I am also a big believer in reducing our chemical and fertiliser inputs, to minimise the negative impacts on the environment and our wildlife. In addition, we are increasing our native wildflower areas for pollinators which in turn is creating better ground coverage for smaller mammals and we are seeing birds of prey, including barn owls nesting in and around the course.

Are you seeing any evidence of climate change?

There is no denying that climate change is affecting the greenkeeping industry. We are seeing less defined seasons. Gone are the endless weeks of frost in the winter, instead we are often met with warm and wet winters, which are extremely challenging for even the driest of golf courses. This in turn puts strain on the greenkeepers’ and golfers’ relationship. Summers seem to bring more prolonged periods of scorching weather as well. We must be careful as an industry that we don’t become part of this problem, so climate change is affecting my job but I am also making it part of my job to minimise my effect on it. Golf courses need to be maintained in a sustainable fashion. We must think carefully about our water usage, diesel consumption and fertiliser / pesticide inputs. We are taking steps towards this in our own little ways, using a Pogo moisture meter to build up data on our greens and be more aware of our water usage and purchasing our first electric mower, which will be powered by our solar panels. As already mentioned, we are also lowering our nitrogen and pesticide use so that our greens are healthier and less dependent on inputs which can be damaging to the wider environment.
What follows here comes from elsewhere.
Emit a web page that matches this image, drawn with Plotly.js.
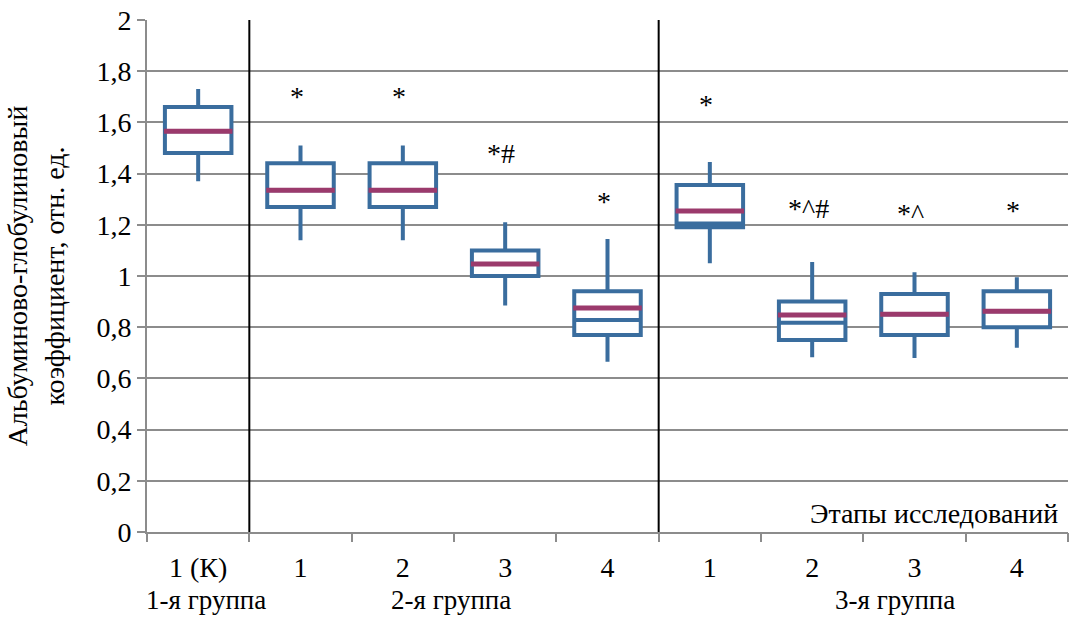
<!DOCTYPE html>
<html>
<head>
<meta charset="utf-8">
<script src="https://cdn.plot.ly/plotly-3.0.1.min.js"></script>
<style>html,body{margin:0;padding:0;background:#fff;}#chart{width:1072px;height:619px;}</style>
</head>
<body>
<div id="chart"></div>
<script>
// ---- data ----
const categories = ["1 (К)", "1", "2", "3", "4", "1", "2", "3", "4"];
const groups = ["1-я группа", "2-я группа", "3-я группа"];
const upper  = [1.73, 1.51, 1.51, 1.21, 1.145, 1.445, 1.055, 1.015, 0.995];
const q3     = [1.66, 1.44, 1.44, 1.10, 0.94, 1.355, 0.90, 0.93, 0.94];
const median = [1.565, 1.335, 1.335, 1.047, 0.875, 1.254, 0.848, 0.851, 0.862];
const inner  = [1.565, 1.335, 1.335, 1.047, 0.828, 1.205, 0.817, 0.851, 0.862];
const q1     = [1.48, 1.27, 1.27, 1.00, 0.77, 1.19, 0.75, 0.77, 0.80];
const lower  = [1.37, 1.14, 1.14, 0.885, 0.665, 1.05, 0.683, 0.68, 0.72];
const marks  = ["", "*", "*", "*#", "*", "*", "*^#", "*^", "*"];
const markY  = [null, 1.72, 1.72, 1.50, 1.31, 1.69, 1.285, 1.262, 1.277];
const yTicks = [0, 0.2, 0.4, 0.6, 0.8, 1, 1.2, 1.4, 1.6, 1.8, 2];
const axisNote = "Этапы исследований";
const yTitle = "Альбуминово-глобулиновый<br>коэффициент, отн. ед.";

const BLUE = "#3a6d9e", MAG = "#9b3a6c", GRID = "#8c8c8c";
const FONT = "Liberation Serif, Times New Roman, serif";
const FS = 28;
const pos = categories.map((c, i) => i);
const half = 0.335;

const boxTrace = {
  type: "box", x: pos, q1: q1, median: inner, q3: q3,
  lowerfence: lower, upperfence: upper,
  width: 0.65, whiskerwidth: 0, boxpoints: false,
  line: {color: BLUE, width: 4}, fillcolor: "#ffffff",
  hoverinfo: "skip", showlegend: false
};

const mx = [], my = [];
median.forEach((m, i) => { mx.push(i - half, i + half, null); my.push(m, m, null); });
const medTrace = {type: "scatter", mode: "lines", x: mx, y: my,
  line: {color: MAG, width: 5}, hoverinfo: "skip", showlegend: false};

const annotations = [];
marks.forEach((t, i) => {
  if (!t) return;
  annotations.push({x: i, y: markY[i], xref: "x", yref: "y", text: t, showarrow: false,
    xanchor: "center", yanchor: "middle", xshift: -4, yshift: -5,
    font: {family: FONT, size: FS, color: "#000"}});
});
const groupX = [0.08, 2.47, 6.81];
groups.forEach((g, i) => annotations.push({x: groupX[i], y: 0, xref: "x", yref: "paper",
  yshift: -85, text: g, showarrow: false, xanchor: "center", yanchor: "bottom",
  font: {family: FONT, size: 27, color: "#000"}}));
annotations.push({x: 0.991, y: 0.074, xref: "paper", yref: "y", text: axisNote, showarrow: false,
  xanchor: "right", yanchor: "middle", font: {family: FONT, size: FS, color: "#000"}});

const shapes = [0.5, 4.5].map(v => ({type: "line", xref: "x", yref: "y", x0: v, x1: v, y0: 0, y1: 2,
  line: {color: "#000", width: 2}}));

const layout = {
  width: 1072, height: 619,
  margin: {l: 147, r: 4, t: 20, b: 87},
  paper_bgcolor: "#fff", plot_bgcolor: "#fff",
  separators: ", ",
  font: {family: FONT, size: FS, color: "#000"},
  xaxis: {range: [-0.5, 8.5], tickmode: "array", tickvals: pos, ticktext: categories,
    ticks: "", showgrid: false, zeroline: false, showline: true, linecolor: GRID, linewidth: 2,
    ticklabelstandoff: 9, tickfont: {family: FONT, size: FS, color: "#000"}, fixedrange: true},
  xaxis2: {range: [-0.5, 8.5], overlaying: "x", anchor: "y", side: "bottom",
    tickmode: "array", tickvals: [-0.5, 0.5, 1.5, 2.5, 3.5, 4.5, 5.5, 6.5, 7.5, 8.5],
    ticks: "outside", ticklen: 9, tickwidth: 2, tickcolor: GRID, showticklabels: false,
    showgrid: false, zeroline: false, showline: false},
  yaxis: {range: [0, 2], tickmode: "array", tickvals: yTicks, showgrid: true, gridcolor: GRID, gridwidth: 2,
    zeroline: false, showline: true, linecolor: GRID, linewidth: 2,
    ticks: "outside", ticklen: 8, tickwidth: 2, tickcolor: GRID,
    tickfont: {family: FONT, size: FS, color: "#000"},
    title: {text: yTitle, standoff: 24, font: {family: FONT, size: FS, color: "#000"}}},
  annotations: annotations, shapes: shapes, showlegend: false
};

const dummy = {type: "scatter", x: [], y: [], xaxis: "x2", yaxis: "y", hoverinfo: "skip", showlegend: false};
Plotly.newPlot("chart", [boxTrace, medTrace, dummy], layout, {staticPlot: true, displayModeBar: false});
</script>
</body>
</html>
What advice would you give to a young greenkeeper starting out today?

Take every opportunity to learn from others in the industry. Greenkeepers are a great bunch and are always willing to share knowledge which helps out their peers. Ask questions to further your knowledge, but at the same time don’t be afraid to question why a job is done in a certain way. Greenkeeping can be very prescriptive at times, when you are dealing with living organisms and mother nature you have to be flexible and adapt, doing a job because ‘that’s how we’ve always done it’ isn’t always a good thing.

How do you spend your leisure time?

I like to get out and play golf with friends, often at our own course, but I love getting out and about to experience different courses and see how their teams set them up. Having worked at a parkland course all my life I really enjoy going and playing links golf and seeing the different challenges greenkeepers face there.

I am a family man so the rest of my leisure time is spent with my wife, two young children and three turf dogs.